Last year the Parish Council — after amicable discussions with Greene King and St Edmundsbury officials — thought a deal had been done that would have been a “win win” for everyone. The village would no longer have to rent the play areas under a fragile annual licence from Greene King, instead it would own the new areas outright; the Bull would be sold with a promise that it remained a pub; a small development of five houses would help satisfy the borough’s demand for new build; and Greene King would make some money.
Then St Edmundsbury planners knocked the legs out from under the table.
On receipt of a formal planning application from Greene King for a development of five houses and the new play areas, the borough’s planners argued that Greene King should withdraw the application and instead draw up plans for a development of ten houses, to be submitted as two separate applications — one for two houses next to the pub and a further eight houses on the remainder of the recreation ground.
What lies behind this sudden change of plan, which apparently took Greene King as much by surprise as it did the parish council? It’s a bit of a puzzle.
The St Edmundsbury core strategy document, adopted in 2010, lays down the planning policy for so-called “infill villages”, of which Troston is one. The document says quite clearly: “In these villages, only infill development comprising single dwellings or small groups of five homes or less within the designated housing settlement boundary would be permitted”. It was this policy that led Greene King to abandon its original plan to build 21 houses on the recreation ground.
The Parish Council has been stunned by the latest turn of events and has asked the council’s chief executive to explain how it is that the borough’s planners can apparently ignore their own policy.
That said, the Parish Council is still awaiting the formal applications for the ten houses and has not yet decided whether to object to that aspect of the latest Greene King proposals. What the council is most keen to ensure is that the village gets the best recreational facilities possible. Although Greene King has promised that the play equipment will be adequately replaced, we should have been able to rely on the Borough Council to negotiate a net gain for the village. Unfortunately, our confidence in council planners is now at a pretty low ebb.
Our priorities now are to ensure that the new recreational facilities are adequately funded by Greene King; that the field the company is giving to the council is properly grassed over at Greene King’s expense; and that power cables running across part of the field are re-routed. (The latter two are going to be a battle). The Parish Council will be meeting with borough planners to try to get all of this formally incorporated in any planning permissions.
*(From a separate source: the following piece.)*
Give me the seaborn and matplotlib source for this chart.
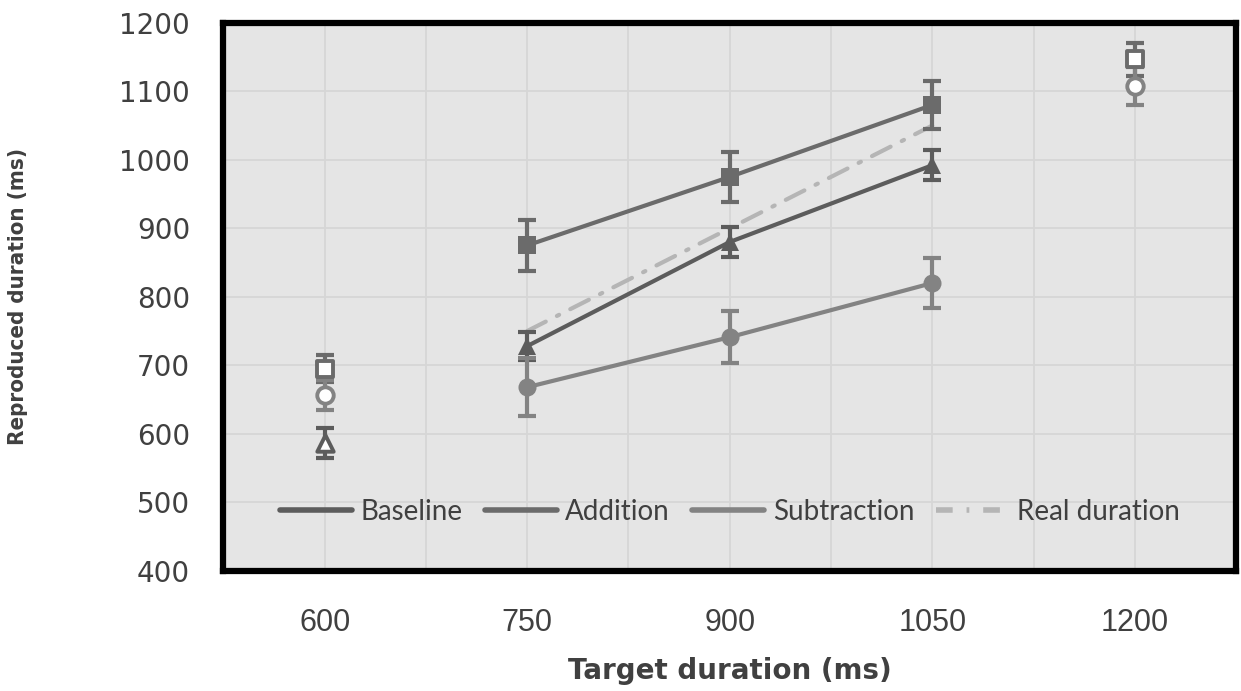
import numpy as np
import pandas as pd
import matplotlib.pyplot as plt
from matplotlib.lines import Line2D
import seaborn as sns

# trained target durations (connected series)
targets = [750, 900, 1050]
baseline = [728, 880, 992]
baseline_err = [20, 22, 22]
addition = [875, 975, 1080]
addition_err = [37, 37, 35]
subtraction = [668, 741, 820]
subtraction_err = [42, 38, 36]
real_duration = [750, 900, 1050]

# untrained durations (open markers)
open_target = [600, 600, 600, 1200, 1200]
open_value = [695, 656, 586, 1147, 1108]
open_err = [20, 22, 22, 24, 28]
open_cond = ["Addition", "Subtraction", "Baseline", "Addition", "Subtraction"]

colors = {"Baseline": "#5c5c5c", "Addition": "#6b6b6b", "Subtraction": "#838383"}
markers = {"Baseline": "^", "Addition": "s", "Subtraction": "o"}
real_color = "#b5b5b5"

df = pd.DataFrame({
    "condition": ["Baseline"] * 3 + ["Addition"] * 3 + ["Subtraction"] * 3,
    "target": targets * 3,
    "reproduced": baseline + addition + subtraction,
    "err": baseline_err + addition_err + subtraction_err,
})
df_open = pd.DataFrame({"condition": open_cond, "target": open_target,
                        "reproduced": open_value, "err": open_err})

sns.set_style("white")
plt.rcParams["font.family"] = ["DejaVu Sans"]

fig = plt.figure(figsize=(12.41, 6.91), dpi=100)
ax = fig.add_axes([0.18, 0.174, 0.816, 0.793])
ax.set_facecolor("#e5e5e5")

# real duration reference line
sns.lineplot(x=targets, y=real_duration, color=real_color, lw=3, ax=ax,
             dashes=False, zorder=2)
ax.lines[-1].set_dashes([5, 3, 0.6, 3])
ax.lines[-1].set_dash_capstyle("round")

# error bars
for cond, sub in pd.concat([df, df_open]).groupby("condition"):
    ax.errorbar(sub["target"], sub["reproduced"], yerr=sub["err"], fmt="none",
                ecolor=colors[cond], elinewidth=3, capsize=6.5, capthick=3, zorder=3)

# connected series
sns.lineplot(data=df, x="target", y="reproduced", hue="condition", style="condition",
             markers=markers, dashes=False, palette=colors, lw=3, markersize=13,
             markeredgewidth=0, ax=ax, legend=False, zorder=4)

# open markers for untrained durations
for cond, sub in df_open.groupby("condition"):
    sns.scatterplot(x=sub["target"], y=sub["reproduced"], marker=markers[cond], s=140,
                    facecolor="white", edgecolor=colors[cond], linewidth=2.8,
                    ax=ax, zorder=5)

ax.set_xlim(525, 1275)
ax.set_ylim(400, 1200)
ax.set_xticks([600, 750, 900, 1050, 1200])
ax.set_xticks(np.arange(525, 1276, 75), minor=True)
ax.set_yticks(np.arange(400, 1201, 100))
ax.grid(True, which="both", axis="x", color="#d6d6d6", lw=1.3)
ax.grid(True, which="major", axis="y", color="#d6d6d6", lw=1.3)
ax.set_axisbelow(True)
ax.tick_params(which="both", length=0)
ax.tick_params(axis="y", pad=24, labelsize=20, labelcolor="#404040")
ax.tick_params(axis="x", pad=27, labelsize=22, labelcolor="#404040")
for lab in ax.get_xticklabels():
    lab.set_family(["Liberation Sans", "DejaVu Sans"])

for sp in ax.spines.values():
    sp.set_visible(True)
    sp.set_color("black")
    sp.set_linewidth(4.5)

ax.set_xlabel("Target duration (ms)", fontsize=20, fontweight="bold", color="#404040")
ax.set_ylabel("Reproduced duration (ms)", fontsize=16, fontweight="bold", color="#404040",
              family=["DejaVu Sans"], fontstretch="condensed")
ax.xaxis.set_label_coords(0.5, -0.158)
ax.yaxis.set_label_coords(-0.1925, 0.5)

handles = [
    Line2D([], [], color=colors["Baseline"], lw=4),
    Line2D([], [], color=colors["Addition"], lw=4),
    Line2D([], [], color=colors["Subtraction"], lw=4),
    Line2D([], [], color=real_color, lw=4, dashes=[3, 2.5, 0.5, 2.5]),
]
leg = ax.legend(handles, ["Baseline", "Addition", "Subtraction", "Real duration"],
                loc="center", bbox_to_anchor=(0.5, 0.108), ncol=4, frameon=False,
                handlelength=2.6, handletextpad=0.3, columnspacing=0.8,
                prop={"family": ["Lato", "DejaVu Sans"], "size": 20})
for t in leg.get_texts():
    t.set_color("#404040")

fig.savefig("out.png", dpi=100)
And what of the pub? One buyer has apparently expressed interest in buying the building, with a rumoured sale price of around £175,000. Greene King has promised the Parish Council that it will be sold with a covenant stating that it must remain a pub, though of course such a covenant between Greene King and the new owner could always be renegotiated further down the line. What is clear is that the pub will not be sold until planning permission for the housing development is granted, because that will determine the curtilage of the pub.
In the meantime, the Parish Council is aiming to register the pub as a “community asset”, which will mean that the council must be notified in the event of a formal sale being tentatively agreed, so that a counter bid could be made, if desired, on behalf of the community. Such a bid is probably not on the cards, but registering the pub at least keeps the parish council in the loop.